The agreement between Sheriff Jim McDonnell and Inspector General Max Huntsman will allow Huntsman to see personnel records that are normally kept confidential. But his access will be limited.
The sheriff has already signed the deal. The Board of Supervisors’ unanimous vote Tuesday authorizes Huntsman to do so.
Deputies have argued against having the records of discipline and internal investigations released while jail reform advocates said the agreement is just a first step toward transparency.
Huntsman and the sheriff negotiated the pact for months, but the issue gained increased currency after controversy exploded around deputies’ fatal shooting of an armed man in Lynwood over the weekend.
The agreement will allow Huntsman and his staff to view records from personnel files, but not to make copies of them. And it says that the inspector general should request “only those records and that portion of the record deemed necessary to [his] purpose.”
He would not be allowed to share or publish confidential information, including the names of deputies who are investigated or disciplined.
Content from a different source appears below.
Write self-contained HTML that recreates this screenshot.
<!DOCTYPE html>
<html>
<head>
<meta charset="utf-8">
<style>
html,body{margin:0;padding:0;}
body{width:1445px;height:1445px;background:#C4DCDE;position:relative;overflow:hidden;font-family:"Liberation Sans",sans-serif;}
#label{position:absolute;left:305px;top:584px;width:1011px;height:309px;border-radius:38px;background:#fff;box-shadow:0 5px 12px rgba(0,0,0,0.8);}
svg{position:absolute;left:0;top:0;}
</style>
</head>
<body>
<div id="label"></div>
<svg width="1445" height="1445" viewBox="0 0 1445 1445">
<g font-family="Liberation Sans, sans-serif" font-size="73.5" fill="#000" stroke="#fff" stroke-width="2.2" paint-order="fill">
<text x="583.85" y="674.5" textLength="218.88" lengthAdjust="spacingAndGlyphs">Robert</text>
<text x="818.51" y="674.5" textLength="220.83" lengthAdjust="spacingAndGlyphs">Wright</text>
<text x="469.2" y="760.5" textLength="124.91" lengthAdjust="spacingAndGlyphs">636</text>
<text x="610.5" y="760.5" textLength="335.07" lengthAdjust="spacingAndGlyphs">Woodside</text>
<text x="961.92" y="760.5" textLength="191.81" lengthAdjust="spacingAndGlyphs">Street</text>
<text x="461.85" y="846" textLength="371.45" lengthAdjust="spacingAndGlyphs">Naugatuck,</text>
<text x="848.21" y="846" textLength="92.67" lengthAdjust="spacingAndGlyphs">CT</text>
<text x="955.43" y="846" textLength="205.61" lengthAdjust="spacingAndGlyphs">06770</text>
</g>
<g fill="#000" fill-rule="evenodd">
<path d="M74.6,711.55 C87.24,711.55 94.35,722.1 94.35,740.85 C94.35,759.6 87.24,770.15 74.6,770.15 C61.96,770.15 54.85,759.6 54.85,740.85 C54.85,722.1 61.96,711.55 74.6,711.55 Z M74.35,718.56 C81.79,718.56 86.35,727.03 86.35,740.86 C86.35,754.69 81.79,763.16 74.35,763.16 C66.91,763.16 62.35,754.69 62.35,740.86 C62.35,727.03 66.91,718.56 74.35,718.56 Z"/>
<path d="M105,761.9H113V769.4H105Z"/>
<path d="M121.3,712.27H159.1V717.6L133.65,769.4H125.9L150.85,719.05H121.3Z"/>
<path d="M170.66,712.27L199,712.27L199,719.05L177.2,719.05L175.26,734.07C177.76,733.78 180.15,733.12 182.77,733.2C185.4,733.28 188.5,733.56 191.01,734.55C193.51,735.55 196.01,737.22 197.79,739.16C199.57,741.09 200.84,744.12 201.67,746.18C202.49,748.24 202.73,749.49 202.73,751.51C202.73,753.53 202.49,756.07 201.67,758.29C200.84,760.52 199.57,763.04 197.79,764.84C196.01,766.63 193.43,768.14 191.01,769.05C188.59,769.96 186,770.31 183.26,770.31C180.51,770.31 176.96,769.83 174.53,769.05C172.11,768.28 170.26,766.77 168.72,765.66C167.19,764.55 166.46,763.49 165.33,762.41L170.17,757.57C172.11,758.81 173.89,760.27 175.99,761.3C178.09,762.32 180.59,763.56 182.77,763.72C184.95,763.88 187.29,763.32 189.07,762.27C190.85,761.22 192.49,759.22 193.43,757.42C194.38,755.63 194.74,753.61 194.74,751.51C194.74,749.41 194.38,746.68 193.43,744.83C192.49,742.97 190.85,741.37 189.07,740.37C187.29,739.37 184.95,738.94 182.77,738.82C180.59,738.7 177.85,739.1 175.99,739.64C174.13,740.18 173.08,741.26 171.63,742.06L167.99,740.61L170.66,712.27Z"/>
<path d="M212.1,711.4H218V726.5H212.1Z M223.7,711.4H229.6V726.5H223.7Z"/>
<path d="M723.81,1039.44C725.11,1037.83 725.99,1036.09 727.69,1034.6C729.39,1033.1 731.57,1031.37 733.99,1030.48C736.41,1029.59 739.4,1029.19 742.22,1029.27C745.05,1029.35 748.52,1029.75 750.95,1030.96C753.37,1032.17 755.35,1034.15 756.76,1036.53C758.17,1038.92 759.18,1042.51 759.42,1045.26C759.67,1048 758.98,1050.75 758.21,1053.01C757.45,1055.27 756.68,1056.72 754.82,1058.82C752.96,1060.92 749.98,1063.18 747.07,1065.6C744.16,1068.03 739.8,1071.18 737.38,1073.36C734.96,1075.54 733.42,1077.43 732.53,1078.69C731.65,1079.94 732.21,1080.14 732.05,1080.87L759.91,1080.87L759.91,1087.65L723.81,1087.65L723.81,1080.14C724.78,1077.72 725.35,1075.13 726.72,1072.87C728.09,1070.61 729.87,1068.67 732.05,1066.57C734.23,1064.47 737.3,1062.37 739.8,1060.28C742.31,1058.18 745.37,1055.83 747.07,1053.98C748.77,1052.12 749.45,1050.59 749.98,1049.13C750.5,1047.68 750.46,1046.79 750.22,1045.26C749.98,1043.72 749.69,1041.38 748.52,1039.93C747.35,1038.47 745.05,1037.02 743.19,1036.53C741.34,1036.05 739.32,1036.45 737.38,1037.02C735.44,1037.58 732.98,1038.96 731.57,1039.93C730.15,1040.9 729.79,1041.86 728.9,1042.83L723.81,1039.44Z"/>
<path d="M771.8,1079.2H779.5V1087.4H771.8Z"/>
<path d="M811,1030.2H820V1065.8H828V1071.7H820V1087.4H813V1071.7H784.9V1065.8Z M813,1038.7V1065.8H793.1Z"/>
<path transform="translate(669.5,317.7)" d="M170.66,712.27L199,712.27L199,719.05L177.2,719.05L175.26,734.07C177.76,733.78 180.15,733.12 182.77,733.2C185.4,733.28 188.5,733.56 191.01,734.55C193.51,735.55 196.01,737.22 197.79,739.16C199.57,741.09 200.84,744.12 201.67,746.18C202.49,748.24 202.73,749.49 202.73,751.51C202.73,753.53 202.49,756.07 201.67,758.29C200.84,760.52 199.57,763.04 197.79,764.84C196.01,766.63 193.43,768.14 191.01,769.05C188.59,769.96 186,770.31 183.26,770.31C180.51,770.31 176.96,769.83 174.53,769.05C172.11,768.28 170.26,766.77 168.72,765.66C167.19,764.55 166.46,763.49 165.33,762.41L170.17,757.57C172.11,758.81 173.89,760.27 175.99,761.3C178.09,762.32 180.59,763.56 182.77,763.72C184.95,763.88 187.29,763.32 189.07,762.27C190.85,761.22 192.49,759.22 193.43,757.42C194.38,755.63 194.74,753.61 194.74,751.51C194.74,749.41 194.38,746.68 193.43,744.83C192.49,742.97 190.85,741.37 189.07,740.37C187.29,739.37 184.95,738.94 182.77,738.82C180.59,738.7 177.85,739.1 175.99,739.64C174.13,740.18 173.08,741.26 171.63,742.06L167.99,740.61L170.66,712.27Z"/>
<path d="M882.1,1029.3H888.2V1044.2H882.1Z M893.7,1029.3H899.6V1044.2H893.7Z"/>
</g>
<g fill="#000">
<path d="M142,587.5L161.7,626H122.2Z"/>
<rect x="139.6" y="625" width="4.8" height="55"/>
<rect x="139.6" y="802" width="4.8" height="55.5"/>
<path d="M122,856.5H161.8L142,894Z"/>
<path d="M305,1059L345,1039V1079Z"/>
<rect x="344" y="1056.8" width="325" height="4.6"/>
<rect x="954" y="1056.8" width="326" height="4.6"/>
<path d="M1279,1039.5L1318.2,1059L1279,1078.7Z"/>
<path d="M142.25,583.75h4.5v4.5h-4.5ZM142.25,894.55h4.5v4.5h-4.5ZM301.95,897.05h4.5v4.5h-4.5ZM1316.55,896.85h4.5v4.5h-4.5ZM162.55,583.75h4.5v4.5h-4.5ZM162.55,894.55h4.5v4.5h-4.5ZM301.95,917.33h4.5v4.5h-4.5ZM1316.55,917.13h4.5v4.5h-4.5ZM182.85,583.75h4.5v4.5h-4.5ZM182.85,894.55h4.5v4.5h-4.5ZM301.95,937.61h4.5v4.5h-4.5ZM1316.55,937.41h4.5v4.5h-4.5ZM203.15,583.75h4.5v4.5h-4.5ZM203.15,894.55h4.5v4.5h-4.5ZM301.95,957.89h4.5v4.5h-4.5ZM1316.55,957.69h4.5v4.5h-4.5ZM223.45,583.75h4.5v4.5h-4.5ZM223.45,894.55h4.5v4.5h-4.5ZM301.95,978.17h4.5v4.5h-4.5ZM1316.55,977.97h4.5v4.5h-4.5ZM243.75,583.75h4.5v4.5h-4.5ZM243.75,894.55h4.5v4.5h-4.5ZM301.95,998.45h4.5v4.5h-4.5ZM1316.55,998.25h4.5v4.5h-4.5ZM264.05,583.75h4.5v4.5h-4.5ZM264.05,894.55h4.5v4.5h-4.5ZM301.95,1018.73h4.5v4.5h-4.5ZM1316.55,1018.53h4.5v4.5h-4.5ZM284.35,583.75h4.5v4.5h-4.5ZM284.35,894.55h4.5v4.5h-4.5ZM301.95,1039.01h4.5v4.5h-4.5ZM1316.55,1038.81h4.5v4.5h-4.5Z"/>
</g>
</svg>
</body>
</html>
State law protects that information from being publicly released under most circumstances. But Huntsman said he will use the confidential information to produce reports on broader trends.
“If I look at a series of shootings, and I see a trend that is troubling, I absolutely have an obligation to pass that along” to the supervisors and to a yet-to-be-appointed civilian oversight commission, he said.
Huntsman described the agreement as a “significant step forward in the direction of transparency and open policing.”
McDonnell called it a “historic moment.” The agreement, he said, “will bring enhanced accountability at a time when too many law enforcement and community relationships are going through some very stressful times.”
Advocates who have been pushing for increased oversight of the Sheriff’s Department praised the agreement, but said it did not go far enough.
Mark-Anthony Johnson, an activist with the group Dignity and Power now, said the agreement is “actually really critical.” But he objected to the deal positioning the inspector general as the “sole broker of information, particularly sensitive information” to a future civilian commission.
“I think that’s going to create some issues in terms of credibility, in terms of transparency, in terms of what issues are actually prioritized by the inspector general’s office,” he said.
On the other hand, the Assn. for Los Angeles Deputy Sheriffs, sent a letter to supervisors describing the agreement as “a broadly worded and vague document that permits the sheriff, without judicial oversight, or any oversight, to turn over, at his sole discretion, confidential information concerning law enforcement officers.”
The group expressed particular concern that deputies would not be notified when their personnel files are turned over to the inspector general.
The record-sharing agreement is a precursor to finalizing the setup of a civilian oversight commission for the Sheriff’s Department. The supervisors voted to create such a body a year ago, but have not finalized the structure or appointed its members. The supervisors are expected to take up the final steps toward doing so next month.